Two (very) small-time hoods, Frankie (Scoot McNairy) and Russell (Ben Mendelsohn) fall in with Johnny “Squirrel” Amato (Vincent Curatola), who has a plan to knock over an underworld card game. It seems like a safe bet since the blame will almost certainly fall on Markie Trattman (Ray Liotta), who once previously knocked over the same card game. When Jackie Cogan (Brad Pitt) gets involved as a mob enforcer charged with dealing with the fallout from the robbery, things do not go as Frankie and Russell had hoped.
Killing Them Softly looks like it is set in the 1970s, with only the constant television and radio broadcasts from 2008 to remind us that it is set closer to our time. In fact, thematically the film is very specifically of our time, despite the throwback mise en scéne. The film is more than the by-the-numbers gangster film that it might at first appear. Instead, the film reflects the constant broadcasts, with the collapsing American economy being compared to the smaller but equally volatile Boston underworld economy. The card game acts as a microcosm; its importance to the economy of the underworld is stressed. Nothing gets done and nobody makes any money when there are no card games. It is a bit of a stretch, but one that is sometimes worth making. The film is often very successful in suggesting parallels between the conventions of the gangster film and the development of the government's response to the recession, especially in the figure of Ray Liotta – a scapegoat whose punishment acts as a symbol to regain consumer confidence in the underworld economy, although it is in itself ineffectual and misguided. Though it is hard to see the logic in a gangster-run card game being as integral to the underworld economy as banking is to the world bank, the film nevertheless has some valid points to make. Probably since it is much easier nowadays to see links between violent gambling gangsters and shady bankers.

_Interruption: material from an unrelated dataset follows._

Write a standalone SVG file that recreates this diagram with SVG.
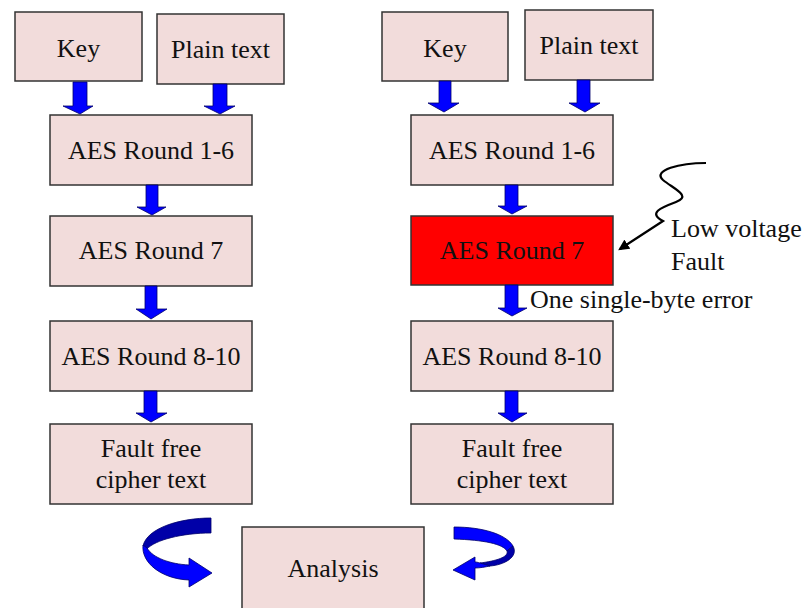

So, the film has some points to make about what is going on now and it has a palpable feeling of isolationism, in which no one looks after anyone else and your troubles are absolutely your own. As Cogan says in the histrionic closing speech, “This is America. And in America, you are on your own.” It is better shown in a seemingly throwaway moment in which the raving mad man who is disturbing the peace is quickly silenced, a moment that remains in the background and out of focus as Cogan walks blithely on. The film is deeply critical of what America has become and the aforementioned closing speech acts as an unnecessary clarification and a summary of the film’s message, while also suggesting that it is still relevant, coming as it does as a response to Barack Obama’s inauguration speech. The film uses the growing disillusionment with Obama as an example of how little things have moved forward, showing that even if things are shaken to their rotten core, the reestablishment of the status quo remains oddly the key objective. However, is all this politics effective?
One of the key questions that 1960s political cinema engaged in was the question of how to make effective political cinema. Jean-Luc Godard and his disciples preferred to “make political films politically”, avoiding the distracting features of narrative cinema, such as stories and characters that one could empathise with. Narrative cinema was judged ineffectual because it was felt that the audience would not be able to take a step back from the drama and consider the questions that are being raised in any significant way. Though dated, these films, Godard’s La Chinoise or Vera Chytilova’s Daisies are good examples, remain arresting and thought provoking. Killing Them Softly, though clearly angry and passionately argued, does little to educate or challenge since it merely addresses the already converted and those who feel obliged to draw its tenuous parallels to the real world. Most viewers might not even be interested in the politics that are placed prominently in front of the film, preferring to ignore it and find instead a slightly atypical and, hence, dramatically unsatisfying genre movie.
The tropes of the gangster film are all here, with small-time hoods, a rather misjudged drug sequence, some unconvincing Tarantino-esque diversions and a lot of grim violence. In fact, it is too much of a gangster film for all of its otherwise serious pretensions. One killing is presented entirely in slow motion with a love song playing over it, a sequence with absolutely no substance but a lot of rather clichéd stylistics. Similarly, there’s a whole thing about dogs and an exploding car that feels horribly like a scene from a bad Tarantino imitation. The casting nods back to Goodfellas and The Sopranos while a flashy and heavily orchestrated beating scene is somehow allowed to take precedence over any of the political statements that the filmmakers are supposedly so driven to make. Often it seems that Dominik is making up for the fact that his film is at heart a stagy political parable by emphasising trendy camera movements and edgy musical counterpoints for no good reason. In the end, it makes Killing Them Softly feel a lot less serious and sincere than it should be and, hence, it does not really have much of importance to say. As political cinema, as a result, it is far from radical.
Similarly, Brad Pitt is badly miscast as Jackie Cogan, not because he doesn’t look the part or because he isn’t convincing – in fact it is probably one of his best performances – but because he is hopelessly out of context. He is too glamorous and too much of a star to appear in a film with Killing Them Softly’s kind of message. Everything about Killing Them Softly is cynical and disappointing and grim, except its star. Ultimately, for the film to have any point, Jackie Cogan should be as pathetic as the rest of the characters just as the film’s flashier moments should be as toned down as the rest of the film. Stars, and directorial pyrotechnics, should be kept out of political cinema. When Godard and co-director Jean-Pierre Gorin cast Jane Fonda in Tout va bien, they were making an ironic nod to the kinds of compromises that films have to make in order to get financed - see too their subsequent Letter To Jane, a rumination on the disparity between stars and effective politics. Here Brad Pitt appears in a didactic role in a political film that he partly self-financed through his production company Plan B Entertainment. Like Johnny Depp and his partly self-financed and vacuous, dreary pseudo-political The Rum Diary, through Infinitum Nihil, the overall impression of the film is that of a vanity project, the initially good intentions undermined by the ego of the star. As Killing Them Softly plays out, it feels more and more as if Brad Pitt is the film’s subject and driving force, rather than the political rhetoric that it supposedly advocates.
Killing Them Softly works as a grim, moody gangster film most of time, though too often it falls into avoidable stylistic clichés – its ironic use of pop music in particular feels ancient. With a political agenda that can be interesting, the film has some valid points to make, but the violence, the exposition and the star too easily divert it. The lasting impression is of a failed experiment or a step backwards, one that could have been better if Dominik and Pitt had watched less gangster films and had done more research into the developments of political cinema.